Prep 5 mins
Cook 25 mins
To accompany Mario Batali's 'Timpano di Maccheronni (the Mythic Pasta Dome)', Timpano Di Maccheroni (The Mythic Pasta Dome).
- 5 tablespoons unsalted butter
- 1⁄4 cup all-purpose flour
- 3 cups whole milk
- 2 teaspoons kosher salt
- 1⁄2 teaspoon freshly grated nutmeg
- Heat butter in a medium saucepan until melted.
- Add flour, stirring until smooth.
- Cook gently over medium heat until light golden brown, 6-7 minutes.
- Meanwhile, heat the milk in a separate pan until almost boiling.
- Add milk to the butter mixture 1 cup at a time, whisking continuously until very smooth.
- If lumps begin to form, you need to adjust the heat up a bit higher.
- Bring to a boil, and cook for 30 seconds, continuing to stir.
- Remove from the heat and season with salt and nutmeg.

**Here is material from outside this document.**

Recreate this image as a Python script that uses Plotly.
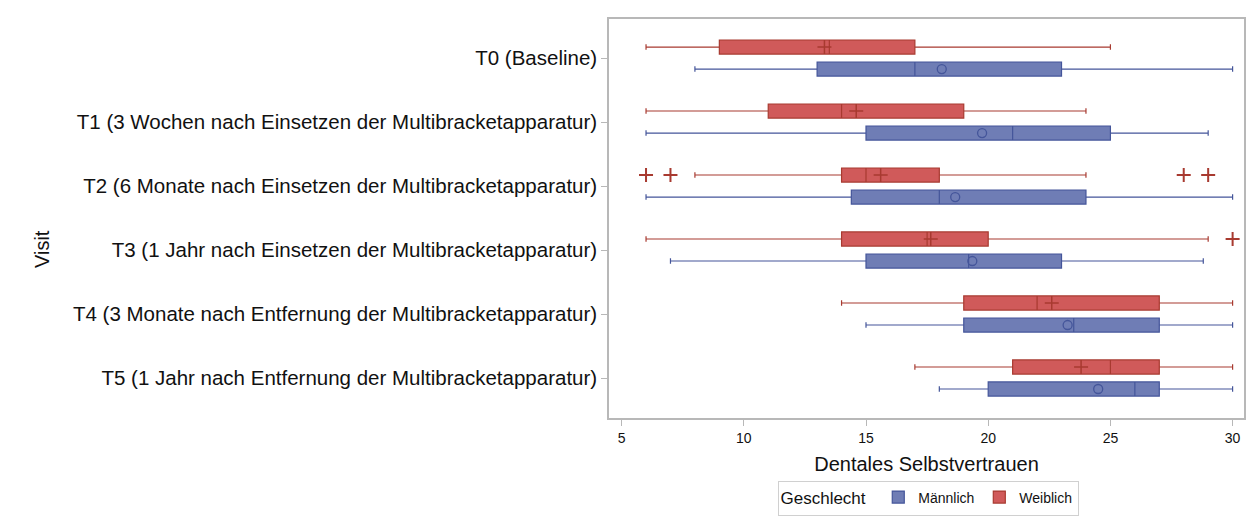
import plotly.graph_objects as go

visits = [
    "T0 (Baseline)",
    "T1 (3 Wochen nach Einsetzen der Multibracketapparatur)",
    "T2 (6 Monate nach Einsetzen der Multibracketapparatur)",
    "T3 (1 Jahr nach Einsetzen der Multibracketapparatur)",
    "T4 (3 Monate nach Entfernung der Multibracketapparatur)",
    "T5 (1 Jahr nach Entfernung der Multibracketapparatur)",
]

# Männlich
m_low = [8, 6, 6, 7, 15, 18]
m_q1 = [13, 15, 14.4, 15, 19, 20]
m_med = [17, 21, 18, 19.2, 23.5, 26]
m_q3 = [23, 25, 24, 23, 27, 27]
m_high = [30, 29, 30, 28.8, 30, 30]
m_mean = [18.1, 19.75, 18.65, 19.35, 23.25, 24.5]

# Weiblich
w_low = [6, 6, 8, 6, 14, 17]
w_q1 = [9, 11, 14, 14, 19, 21]
w_med = [13.5, 14, 15, 17.5, 22, 25]
w_q3 = [17, 19, 18, 20, 27, 27]
w_high = [25, 24, 24, 29, 30, 30]
w_mean = [13.3, 14.6, 15.6, 17.65, 22.6, 23.8]

# Weiblich outliers: (visit index, value)
w_out_visit = [2, 2, 2, 2, 3]
w_out_value = [6, 7, 28, 29, 30]

n = len(visits)
OFF = 0.172
BW = 0.22
center = [n - 1 - i for i in range(n)]
pos_m = [c - OFF for c in center]
pos_w = [c + OFF for c in center]

BLUE_FILL = "#6f7db5"
BLUE_LINE = "#44559a"
RED_FILL = "#d05a5a"
RED_LINE = "#a83a30"

fig = go.Figure()

fig.add_trace(go.Box(
    name="Männlich", orientation="h", y=pos_m,
    q1=m_q1, median=m_med, q3=m_q3, lowerfence=m_low, upperfence=m_high,
    width=BW, whiskerwidth=0.4, fillcolor=BLUE_FILL,
    line=dict(color=BLUE_LINE, width=1.2), boxpoints=False,
    hoverinfo="skip",
))
fig.add_trace(go.Box(
    name="Weiblich", orientation="h", y=pos_w,
    q1=w_q1, median=w_med, q3=w_q3, lowerfence=w_low, upperfence=w_high,
    width=BW, whiskerwidth=0.4, fillcolor=RED_FILL,
    line=dict(color=RED_LINE, width=1.2), boxpoints=False,
    hoverinfo="skip",
))

fig.add_trace(go.Scatter(
    x=m_mean, y=pos_m, mode="markers", showlegend=False,
    marker=dict(symbol="circle-open", size=9, color=BLUE_LINE, line=dict(width=1.3)),
))
fig.add_trace(go.Scatter(
    x=w_mean, y=pos_w, mode="markers", showlegend=False,
    marker=dict(symbol="cross-thin-open", size=10, color=RED_LINE, line=dict(width=1.5, color=RED_LINE)),
))
fig.add_trace(go.Scatter(
    x=w_out_value, y=[center[i] + OFF for i in w_out_visit], mode="markers", showlegend=False,
    marker=dict(symbol="cross-thin-open", size=10, color=RED_LINE, line=dict(width=2, color=RED_LINE)),
))

# page has an 8px body margin; target screen pixels: plot x 609..1244, y 19..418
OFS = 8
SW, SH = 1255, 518
W, H = SW - OFS, SH - OFS
L = 609 - OFS
T = 19 - OFS
R = SW - 1244
B = SH - 418
pw = W - L - R
ph = H - T - B

def px(x):
    # screen x -> paper
    return (x - 609) / pw

def py(y):
    # screen y -> paper
    return (418 - y) / ph

fig.update_layout(
    width=W, height=H,
    margin=dict(l=L, r=R, t=T, b=B, autoexpand=False),
    paper_bgcolor="white", plot_bgcolor="white",
    font=dict(family="Arial, Liberation Sans, sans-serif", color="#111111"),
    boxmode="overlay",
    showlegend=True,
    legend=dict(
        orientation="h", x=px(928), xanchor="center", y=py(498), yanchor="middle",
        title=dict(text="Geschlecht ", font=dict(size=17), side="left"),
        font=dict(size=14), bordercolor="#d0d0d0", borderwidth=1,
        itemwidth=30, tracegroupgap=0,
    ),
    xaxis=dict(
        range=[4.485, 30.466], tickvals=[5, 10, 15, 20, 25, 30],
        showgrid=False, zeroline=False,
        showline=True, mirror=True, linecolor="#b8b8b8", linewidth=1.5,
        ticks="outside", ticklen=6, tickcolor="#b8b8b8",
        tickfont=dict(size=14),
        title=dict(text="Dentales Selbstvertrauen", font=dict(size=20), standoff=12),
    ),
    yaxis=dict(
        range=[-0.625, 5.61], tickvals=center, ticktext=visits,
        showgrid=False, zeroline=False,
        showline=True, mirror=True, linecolor="#b8b8b8", linewidth=1.5,
        ticks="outside", ticklen=6, tickcolor="#b8b8b8",
        tickfont=dict(size=20.5),
    ),
    annotations=[dict(
        text="Visit", textangle=-90, x=px(42), y=py(249), xref="paper", yref="paper",
        showarrow=False, font=dict(size=20), xanchor="center", yanchor="middle",
    )],
    shapes=[
        dict(type="line", xref="paper", yref="paper", x0=px(7), x1=px(1255), y0=py(6), y1=py(6),
             line=dict(color="#e2e2e2", width=2)),
        dict(type="line", xref="paper", yref="paper", x0=px(7), x1=px(7), y0=py(6), y1=py(518),
             line=dict(color="#e2e2e2", width=2)),
    ],
)

fig.write_html("out.html")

- Note: After I had brought it to a boil and let it cook for 30 seconds, it was still too liquidy.
- I continued to cook it over high heat, stirring constantly, until it thickened down, and began to coat the back of the spoon.
I made this sauce for the Timpano recipe. Although this sauce was fairly easy to make, my Timpano did not turn out good because of the crust. I'm going to make the Timpano again, perhaps using a pre-made dough.